By Brian Fisher
“We are friends (or family), we will just work it out.” Words most transactional attorneys have heard when advising a client that ownership of an entity on a 50/50 basis, without a tie-breaker provision, is a recipe for disaster.
Imagine for a minute that you and your best friend decide to form a company for the purpose of operating a widget producing business. Both you and your friend put in 50% of the start-up capital. It makes sense that you and your friend should each have a 50% vote on all decisions regarding the company, right? Yes; however, what happens if you and your friend cannot agree on a business decision? Well, a deadlock occurs and, if there is no method to break the deadlock, it is possible that the business comes to a screeching halt, putting both you and your friend (and each of your livelihoods) at risk.
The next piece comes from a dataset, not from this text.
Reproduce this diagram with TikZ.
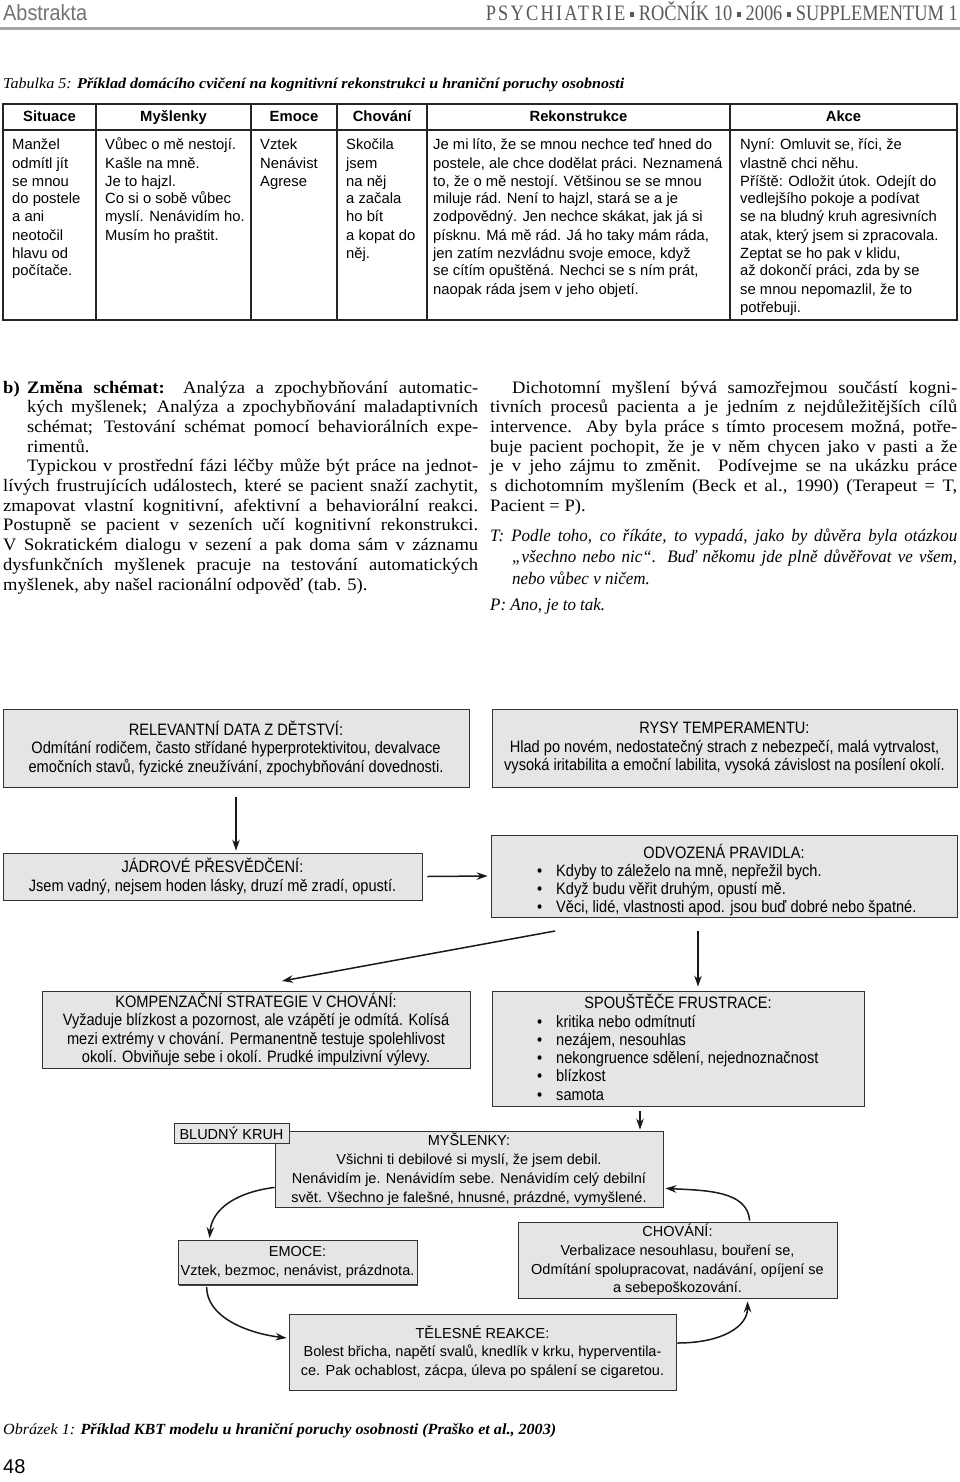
\documentclass[tikz,border=0pt]{standalone}
\usepackage{fontspec}
\usepackage{graphicx}
\setmainfont{Liberation Serif}
\setsansfont{Liberation Sans}
\newfontfamily\bodyserif[FakeStretch=1.06]{Liberation Serif}
\newfontfamily\dlgserif[FakeStretch=0.97]{Liberation Serif}
\newfontfamily\condsans[FakeStretch=0.885]{Liberation Sans}
\usetikzlibrary{shadows,arrows.meta,calc}
\newcommand\bodysetup{\tolerance=9999\pretolerance=-1\hyphenpenalty=10000\exhyphenpenalty=10000\emergencystretch=0pt}
\newcommand\bodyfont{\bodyserif\fontsize{17.5}{19.7}\selectfont\bodysetup}
\newcommand\tcellbox[2]{\parbox[t]{#1}{\sffamily\fontsize{14.8}{18}\selectfont\raggedright #2}}
\newcommand\blist[2]{\parbox[t]{#1}{\condsans\fontsize{16.5}{18.3}\selectfont\raggedright #2}}
\newcommand\hsq{\raisebox{4pt}{\rule{5pt}{5pt}}}
\newcommand\bitem{\makebox[19pt][l]{•}}
\begin{document}
\begin{tikzpicture}[x=1pt,y=-1pt,
  box/.style={draw=black!80, line width=0.8pt, fill=black!10,
    drop shadow={shadow xshift=1.3pt, shadow yshift=-1.3pt, fill=black!75, opacity=1},
    inner sep=0pt, align=center},
  cbox/.style={box, font=\condsans\fontsize{16.5}{18.5}\selectfont},
  sbox/.style={box, font=\sffamily\fontsize{14.5}{18.8}\selectfont},
  arr/.style={-{Stealth[length=11pt,width=7.5pt]}, line width=1.5pt, draw=black!90},
  tline/.style={line width=1.1pt, draw=black!85},
  thead/.style={anchor=base, inner sep=0pt, font=\sffamily\bfseries\fontsize{14.8}{18}\selectfont},
  plain/.style={anchor=base west, inner sep=0pt}]
\fill[white] (0,0) rectangle (960,1482);
\useasboundingbox (0,0) rectangle (960,1482);

% header
\node[plain, text=black!55] (abs) at (3,21) {\resizebox{84pt}{\height}{\sffamily\fontsize{22}{22}\selectfont Abstrakta}};
\node[anchor=base east, inner sep=0pt, text=black!65] (hdr) at (958,21) {\resizebox{472pt}{\height}{\fontsize{22}{22}\selectfont{\addfontfeature{LetterSpace=12}PSYCHIATRIE} \hsq{} ROČNÍK 10 \hsq{} 2006 \hsq{} SUPPLEMENTUM 1}};
\fill[black!35] (0,27) rectangle (960,30);

% table caption
\node[plain] (tcap) at (3,89) {\resizebox{621pt}{\height}{\fontsize{15}{15}\selectfont\textit{Tabulka 5:} \textbf{\textit{Příklad domácího cvičení na kognitivní rekonstrukci u hraniční poruchy osobnosti}}}};

% table
\draw[tline] (3,104) rectangle (957,320);
\draw[tline] (3,130) -- (957,130);
\foreach \x in {96,251,337,427,730} \draw[tline] (\x,104) -- (\x,320);
\node[thead] (h1) at (49.5,122) {Situace};
\node[thead] (h2) at (173.5,122) {Myšlenky};
\node[thead] (h3) at (294,122) {Emoce};
\node[thead] (h4) at (382,122) {Chování};
\node[thead] (h5) at (578.5,122) {Rekonstrukce};
\node[thead] (h6) at (843.5,122) {Akce};

\node[plain] (c1) at (12,150) {\tcellbox{84pt}{Manžel\\odmítl jít\\se mnou\\do postele\\a ani\\neotočil\\hlavu od\\počítače.}};
\node[plain] (c2) at (105,150) {\tcellbox{146pt}{Vůbec o mě nestojí.\\Kašle na mně.\\Je to hajzl.\\Co si o sobě vůbec\\myslí. Nenávidím ho.\\Musím ho praštit.}};
\node[plain] (c3) at (260,150) {\tcellbox{76pt}{Vztek\\Nenávist\\Agrese}};
\node[plain] (c4) at (346,150) {\tcellbox{80pt}{Skočila\\jsem\\na něj\\a začala\\ho bít\\a kopat do\\něj.}};
\node[plain] (c5) at (433,150) {\tcellbox{296pt}{Je mi líto, že se mnou nechce teď hned do\\postele, ale chce dodělat práci. Neznamená\\to, že o mě nestojí. Většinou se se mnou\\miluje rád. Není to hajzl, stará se a je\\zodpovědný. Jen nechce skákat, jak já si\\písknu. Má mě rád. Já ho taky mám ráda,\\jen zatím nezvládnu svoje emoce, když\\se cítím opuštěná. Nechci se s ním prát,\\naopak ráda jsem v jeho objetí.}};
\node[plain] (c6) at (740,150) {\tcellbox{216pt}{Nyní: Omluvit se, říci, že\\vlastně chci něhu.\\Příště: Odložit útok. Odejít do\\vedlejšího pokoje a podívat\\se na bludný kruh agresivních\\atak, který jsem si zpracovala.\\Zeptat se ho pak v klidu,\\až dokončí práci, zda by se\\se mnou nepomazlil, že to\\potřebuji.}};

% body text
\node[plain] (lcol) at (3,393) {\parbox[t]{475pt}{\bodyfont
\hangindent=24pt\hangafter=1\noindent\makebox[24pt][l]{\textbf{b)}}\textbf{Změna schémat:} Analýza a zpochybňování automatic-\linebreak kých myšlenek; Analýza a zpochybňování maladaptivních\linebreak schémat; Testování schémat pomocí behaviorálních expe-\linebreak rimentů.\par
\noindent\hspace*{24pt}Typickou v prostřední fázi léčby může být práce na jednot-\linebreak lívých frustrujících událostech, které se pacient snaží zachytit,\linebreak zmapovat vlastní kognitivní, afektivní a behaviorální reakci.\linebreak Postupně se pacient v sezeních učí kognitivní rekonstrukci.\linebreak V Sokratickém dialogu v sezení a pak doma sám v záznamu\linebreak dysfunkčních myšlenek pracuje na testování automatických\linebreak myšlenek, aby našel racionální odpověď (tab. 5).}};

\node[plain] (rcol) at (490,393) {\parbox[t]{467pt}{\bodyfont
\noindent\hspace*{22pt}Dichotomní myšlení bývá samozřejmou součástí kogni-\linebreak tivních procesů pacienta a je jedním z nejdůležitějších cílů\linebreak intervence. Aby byla práce s tímto procesem možná, potře-\linebreak buje pacient pochopit, že je v něm chycen jako v pasti a že\linebreak je v jeho zájmu to změnit. Podívejme se na ukázku práce\linebreak s dichotomním myšlením (Beck et al., 1990) (Terapeut = T,\linebreak Pacient = P).}};

\node[plain] (dlgT) at (490,541) {\parbox[t]{467pt}{\dlgserif\itshape\fontsize{17.5}{21.5}\selectfont\bodysetup
\hangindent=22pt\hangafter=1\noindent T: Podle toho, co říkáte, to vypadá, jako by důvěra byla otázkou\linebreak „všechno nebo nic“. Buď někomu jde plně důvěřovat ve všem,\linebreak nebo vůbec v ničem.}};
\node[plain] (dlgP) at (490,610) {\dlgserif\itshape\fontsize{17.5}{21.5}\selectfont P: Ano, je to tak.};

% diagram
\node[cbox, minimum width=466pt, minimum height=78pt] (rel) at (236,748) {RELEVANTNÍ DATA Z DĚTSTVÍ:\\Odmítání rodičem, často střídané hyperprotektivitou, devalvace\\emočních stavů, fyzické zneužívání, zpochybňování dovednosti.};
\node[cbox, minimum width=465pt, minimum height=78pt] (rys) at (724.5,748) {RYSY TEMPERAMENTU:\\Hlad po novém, nedostatečný strach z nebezpečí, malá vytrvalost,\\vysoká iritabilita a emoční labilita, vysoká závislost na posílení okolí.};
\node[cbox, minimum width=419pt, minimum height=47pt] (jad) at (212.5,876.5) {JÁDROVÉ PŘESVĚDČENÍ:\\Jsem vadný, nejsem hoden lásky, druzí mě zradí, opustí.};
\node[box, minimum width=466pt, minimum height=82pt] (odv) at (724,876) {};
\node[anchor=base, inner sep=0pt, font=\condsans\fontsize{16.5}{18.5}\selectfont] (odvt) at (724,858) {ODVOZENÁ PRAVIDLA:};
\node[plain] (odvb) at (537,876) {\blist{410pt}{\bitem Kdyby to záleželo na mně, nepřežil bych.\\\bitem Když budu věřit druhým, opustí mě.\\\bitem Věci, lidé, vlastnosti apod. jsou buď dobré nebo špatné.}};
\node[cbox, minimum width=428pt, minimum height=77pt] (kom) at (256,1029.5) {KOMPENZAČNÍ STRATEGIE V CHOVÁNÍ:\\Vyžaduje blízkost a pozornost, ale vzápětí je odmítá. Kolísá\\mezi extrémy v chování. Permanentně testuje spolehlivost\\okolí. Obviňuje sebe i okolí. Prudké impulzivní výlevy.};
\node[box, minimum width=372pt, minimum height=115pt] (spo) at (678,1048.5) {};
\node[anchor=base, inner sep=0pt, font=\condsans\fontsize{16.5}{18.5}\selectfont] (spot) at (678,1008) {SPOUŠTĚČE FRUSTRACE:};
\node[plain] (spob) at (537,1027) {\blist{320pt}{\bitem kritika nebo odmítnutí\\\bitem nezájem, nesouhlas\\\bitem nekongruence sdělení, nejednoznačnost\\\bitem blízkost\\\bitem samota}};

\node[sbox, minimum width=388pt, minimum height=76pt] (mys) at (469,1169) {MYŠLENKY:\\Všichni ti debilové si myslí, že jsem debil.\\Nenávidím je. Nenávidím sebe. Nenávidím celý debilní\\svět. Všechno je falešné, hnusné, prázdné, vymyšlené.};
\node[sbox, minimum width=115pt, minimum height=20pt] (blu) at (231.5,1133) {BLUDNÝ KRUH};
\node[sbox, minimum width=239pt, minimum height=44pt] (emo) at (297.5,1262.5) {EMOCE:\\Vztek, bezmoc, nenávist, prázdnota.};
\node[sbox, minimum width=319pt, minimum height=76pt] (cho) at (677.5,1260) {CHOVÁNÍ:\\Verbalizace nesouhlasu, bouření se,\\Odmítání spolupracovat, nadávání, opíjení se\\a sebepoškozování.};
\node[sbox, minimum width=387pt, minimum height=76pt] (tel) at (482.5,1352) {TĚLESNÉ REAKCE:\\Bolest břicha, napětí svalů, knedlík v krku, hyperventila-\\ce. Pak ochablost, zácpa, úleva po spálení se cigaretou.};

% connectors
\coordinate (a1) at ($(rel.south)+(0,10)$);
\draw[arr] (a1) -- ($(rel.south |- jad.north)+(0,-2)$);
\draw[arr] ($(jad.east)+(5,0)$) -- ($(odv.west)+(-3,0)$);
\coordinate (d1) at (555,931);
\coordinate (d2) at (282,981);
\draw[arr] (d1) -- (d2);
\coordinate (v1) at (698,931);
\draw[arr] (v1) -- ($(v1 |- spo.north)+(0,-4)$);
\coordinate (s1) at (640,1111);
\draw[arr] (s1) -- ($(s1 |- mys.north)+(0,-1)$);
\draw[arr] ($(mys.south west)+(0,-20)$) .. controls +(-40,5) and +(2,-28) .. ($(emo.north west)+(32,-2)$);
\draw[arr] ($(emo.south west)+(29,2)$) .. controls +(0,30) and +(-40,-5) .. ($(tel.west)+(-2,-14)$);
\draw[arr] ($(tel.east)+(1,-9)$) .. controls +(45,0) and +(0,25) .. ($(cho.south west)+(230,3)$);
\draw[arr] ($(cho.north west)+(232,-1)$) .. controls +(-2,-30) and +(40,2) .. ($(mys.south east)+(2,-19)$);

% figure caption and page number
\node[plain] (fcap) at (3,1434) {\resizebox{553pt}{\height}{\fontsize{15.5}{15.5}\selectfont\textit{Obrázek 1:} \textbf{\textit{Příklad KBT modelu u hraniční poruchy osobnosti (Praško et al., 2003)}}}};
\node[plain] (pnum) at (3,1473) {\sffamily\fontsize{20}{20}\selectfont 48};
\end{tikzpicture}
\end{document}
Such a deadlock can be addressed incorporating one or more of the following into the entity’s governing documents:
A buy/sell provision whereby one party can affix a value to the interests in the company and offer the other party the right to buy the offering party’s interest or sell the other party’s interest to the offering party based upon such value. This is the most common method of resolving a deadlock. There are several different ways to structure such a provision; however, the intricacies of such a provision go beyond the scope of this article;
Appointment a third (3rd) party to break the deadlock. This is not such a common method of resolving a deadlock as it puts the decision in the hands of a third party who has no vested interest in the company;
An arbitration provision. This is not common as arbitration is time consuming and costly. Most times, business decisions cannot wait for arbitration to run its course;
A mediation provision. Mediation is cheaper and less time consuming than arbitration; however, mediation (unlike arbitration) is not binding. Thus, a resolution is not guaranteed; or
A dissolution provision whereby either party can elect to dissolve the company. Obviously, this is a remedy of last resort; however, if neither side is willing to concede, this may be the only option.
The moral of this story: you and your friend should have clear 20/20 vision at the outset of the business relationship as to how deadlocks will be resolved. While it is quicker and easier (and sometimes cheaper) on the front end of a deal to not address this sensitive issue, at the end of the day, doing so will save you money, frustration and quite possibly a relationship.